Liber, en latin, ne veut-il pas dire en même temps libre et livre ?

J’ai déjà dit comment, nous, hommes du mouvement littéraire, nous avions pour ennemis acharnés tous les journaux du mouvement politique. C’était d’autant plus étrange que la révolution littéraire avait précédé, aidé, préparé, annoncé la révolution politique qui était faite, et la révolution sociale qui se faisait.

Ainsi, par exemple, nous nous souvenons d’un article sur Notre-Dame de Paris dans lequel, tout en regrettant que l’auteur ne fût pas plus profondément catholique, le comte Charles de Montalembert louait, avec une fureur d’adepte, le style et la poésie de Victor Hugo.

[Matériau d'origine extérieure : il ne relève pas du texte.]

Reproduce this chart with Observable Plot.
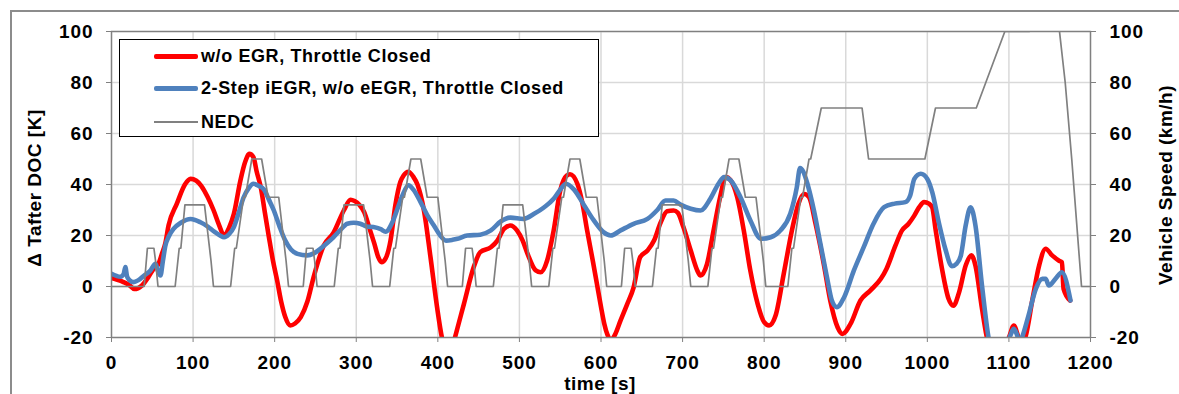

Ce fut vers cette époque, et quelques jours, je crois, après la représentation d’Antony, que M. de Lamennais manifesta le désir que je lui fusse présenté. C’était un grand honneur pour moi que ce désir ; je m’y rendis avec reconnaissance. Un ami commun me conduisit chez l’illustre fondateur de l’Avenir, qui demeurait alors rue Jacob ; — j’ai retenu le nom de la rue, et oublié le numéro de la maison.

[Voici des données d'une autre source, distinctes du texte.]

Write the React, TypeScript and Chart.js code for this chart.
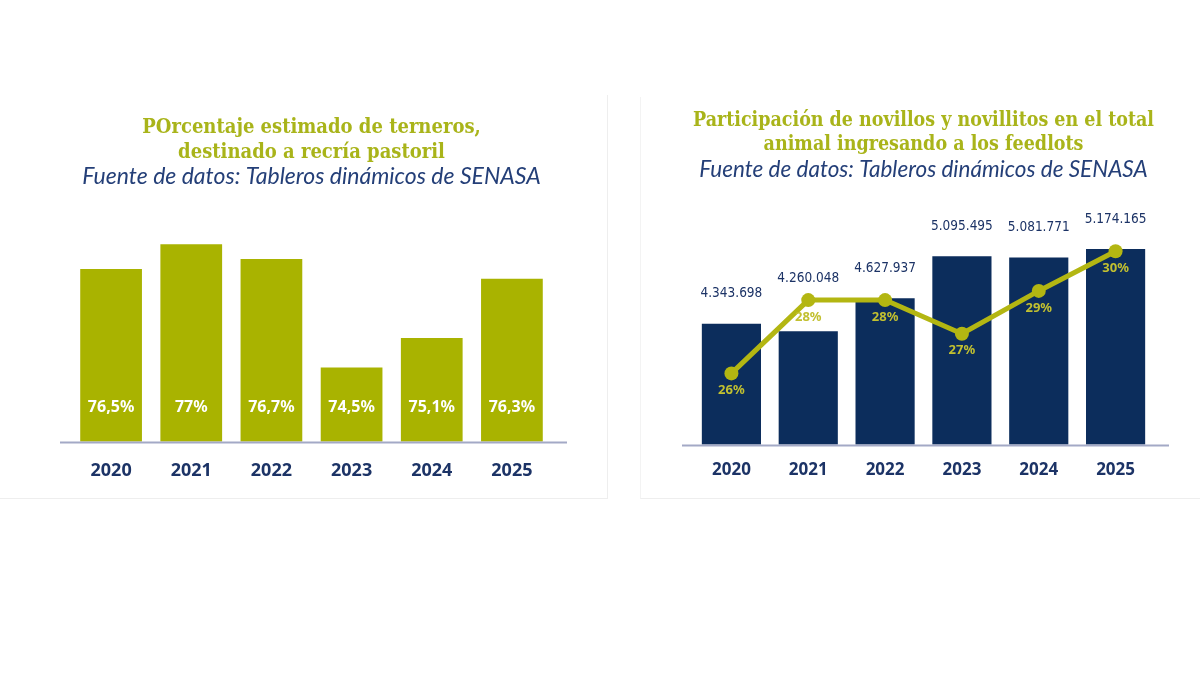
import React, { useEffect, useRef } from 'react';
import { Chart, registerables } from 'chart.js';

Chart.register(...registerables);

// ---- data ----
const years = ['2020', '2021', '2022', '2023', '2024', '2025'];
const recriaPct = [76.5, 77, 76.7, 74.5, 75.1, 76.3];
const feedlotHead = [4343698, 4260048, 4627937, 5095495, 5081771, 5174165];
const novillosPct = [26.0, 28.4, 28.4, 27.3, 28.7, 30.0];

const OLIVE = '#a9b300';
const LINE_OLIVE = '#b3b612';
const NAVY = '#0c2d5c';
const TEXT_NAVY = '#1c3366';
const AXIS_GREY = '#a3a9c6';
const TITLE_FONT = '"DejaVu Serif Condensed", "DejaVu Serif", serif';
const SUB_FONT = 'Lato, "Open Sans", sans-serif';
const NUM_FONT = '"Noto Sans", sans-serif';
const NARROW_FONT = '"DejaVu Sans Condensed", "Noto Sans", sans-serif';

const fmtThousands = (v: number) => String(v).replace(/\B(?=(\d{3})+(?!\d))/g, '.');
const fmtPct = (v: number) => String(v).replace('.', ',') + '%';

// baseline a bit wider than the plot area
const baseline = {
  id: 'baseline',
  afterDatasetsDraw(chart) {
    const { ctx, chartArea } = chart;
    ctx.save();
    ctx.strokeStyle = AXIS_GREY;
    ctx.lineWidth = 2;
    ctx.beginPath();
    ctx.moveTo(chartArea.left - 11, chartArea.bottom + 1);
    ctx.lineTo(chartArea.right + 15, chartArea.bottom + 1);
    ctx.stroke();
    ctx.restore();
  },
};

const recriaLabels = {
  id: 'recriaLabels',
  afterDatasetsDraw(chart) {
    const { ctx, chartArea } = chart;
    const meta = chart.getDatasetMeta(0);
    ctx.save();
    ctx.fillStyle = '#ffffff';
    ctx.font = `bold 16px ${NUM_FONT}`;
    ctx.textAlign = 'center';
    ctx.textBaseline = 'middle';
    meta.data.forEach((bar, i) => {
      ctx.fillText(fmtPct(recriaPct[i]), bar.x, chartArea.bottom - 34);
    });
    ctx.restore();
  },
};

const feedlotLabels = {
  id: 'feedlotLabels',
  afterDatasetsDraw(chart) {
    const { ctx } = chart;
    const bars = chart.getDatasetMeta(0).data;
    const points = chart.getDatasetMeta(1).data;
    ctx.save();
    ctx.textAlign = 'center';
    ctx.textBaseline = 'middle';
    bars.forEach((bar, i) => {
      const p = points[i];
      const y = Math.min(bar.y - 30, p.y - 22);
      ctx.font = `13.5px ${NARROW_FONT}`;
      ctx.fillStyle = TEXT_NAVY;
      ctx.fillText(fmtThousands(feedlotHead[i]), bar.x, y);
      ctx.font = `bold 13px ${NUM_FONT}`;
      ctx.fillStyle = '#c2c030';
      ctx.fillText(Math.round(novillosPct[i]) + '%', p.x, p.y + 17);
    });
    ctx.restore();
  },
};

const xAxis = (size: number, padding: number) => ({
  grid: { display: false },
  border: { display: false },
  ticks: {
    color: TEXT_NAVY,
    padding,
    font: { family: NUM_FONT, size, weight: 'bold' },
  },
});

const RecriaChart = () => {
  const canvasRef = useRef(null);

  useEffect(() => {
    const chart = new Chart(canvasRef.current, {
      type: 'bar',
      data: {
        labels: years,
        datasets: [
          {
            data: recriaPct,
            backgroundColor: OLIVE,
            barPercentage: 0.77,
            categoryPercentage: 1,
          },
        ],
      },
      options: {
        animation: false,
        responsive: true,
        maintainAspectRatio: false,
        layout: { padding: { left: 71, right: 55, top: 0, bottom: 5 } },
        plugins: {
          legend: { display: false },
          tooltip: { enabled: false },
          title: {
            display: true,
            text: ['POrcentaje estimado de terneros,', 'destinado a recría pastoril'],
            color: '#a9b41a',
            font: { family: TITLE_FONT, size: 20, weight: 'bold', lineHeight: 1.25 },
            padding: { top: 20, bottom: 0 },
          },
          subtitle: {
            display: true,
            text: 'Fuente de datos: Tableros dinámicos de SENASA',
            color: '#243f78',
            font: { family: SUB_FONT, size: 23, style: 'italic', lineHeight: 1.0 },
            padding: { top: 0, bottom: 7 },
          },
        },
        scales: {
          x: xAxis(18, 11),
          y: { display: false, min: 73, max: 78 },
        },
      },
      plugins: [baseline, recriaLabels],
    });
    return () => chart.destroy();
  }, []);

  return (
    <div style={{ position: 'absolute', left: 0, top: 95, width: 608, height: 404, borderRight: '1px solid #eeeeee', borderBottom: '1px solid #eeeeee', boxSizing: 'border-box' }}>
      <canvas ref={canvasRef}></canvas>
    </div>
  );
};

const FeedlotChart = () => {
  const canvasRef = useRef(null);

  useEffect(() => {
    const chart = new Chart(canvasRef.current, {
      data: {
        labels: years,
        datasets: [
          {
            type: 'bar',
            data: feedlotHead,
            backgroundColor: NAVY,
            barPercentage: 0.77,
            categoryPercentage: 1,
            yAxisID: 'y',
            order: 1,
          },
          {
            type: 'line',
            data: novillosPct,
            borderColor: LINE_OLIVE,
            backgroundColor: LINE_OLIVE,
            borderWidth: 5,
            pointRadius: 7,
            pointBorderWidth: 0,
            tension: 0,
            yAxisID: 'y1',
            order: 0,
          },
        ],
      },
      options: {
        animation: false,
        responsive: true,
        maintainAspectRatio: false,
        layout: { padding: { left: 52, right: 46, top: 0, bottom: 11 } },
        plugins: {
          legend: { display: false },
          tooltip: { enabled: false },
          title: {
            display: true,
            text: ['Participación de novillos y novillitos en el total', 'animal ingresando a los feedlots'],
            color: '#a9b41a',
            font: { family: TITLE_FONT, size: 19.5, weight: 'bold', lineHeight: 1.23 },
            padding: { top: 11.5, bottom: 0 },
          },
          subtitle: {
            display: true,
            text: 'Fuente de datos: Tableros dinámicos de SENASA',
            color: '#243f78',
            font: { family: SUB_FONT, size: 22.5, style: 'italic', lineHeight: 1.0 },
            padding: { top: 1.75, bottom: 14.25 },
          },
        },
        scales: {
          x: xAxis(17, 7),
          y: { display: false, min: 3000000, max: 5776000 },
          y1: { display: false, min: 23.67, max: 31.84 },
        },
      },
      plugins: [baseline, feedlotLabels],
    });
    return () => chart.destroy();
  }, []);

  return (
    <div style={{ position: 'absolute', left: 640, top: 97, width: 560, height: 402, borderLeft: '1px solid #f3f3f3', borderBottom: '1px solid #eeeeee', boxSizing: 'border-box' }}>
      <canvas ref={canvasRef}></canvas>
    </div>
  );
};

export default function App() {
  return (
    <div style={{ position: 'fixed', left: 0, top: 0, width: 1200, height: 675, background: '#ffffff' }}>
      <RecriaChart />
      <FeedlotChart />
    </div>
  );
}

Avant ce jour, je lui avais déjà voué une admiration que j’ai la joie de sentir encore jeune, vive, entière, dans mon cœur et dans mon esprit.

Cependant, l’Avenir avait du succès ; on s’en aperçut bientôt aux colères et aux haines qui se déchaînèrent contre ses doctrines. Parmi les conseils qu’il donnait au clergé, celui de renoncer aux traitements servis par l’État, et de suivre le Christ nu, fut très-peu goûté ; on commençait à s’indigner. La voix solennelle de l’abbé de Lamennais avait beau crier : « Brisez ces chaînes avilissantes ! Laissez là cette guenille ! » Le clergé répondait à demi-voix :

Guenille, si tu veux…, ma guenille m’est chère.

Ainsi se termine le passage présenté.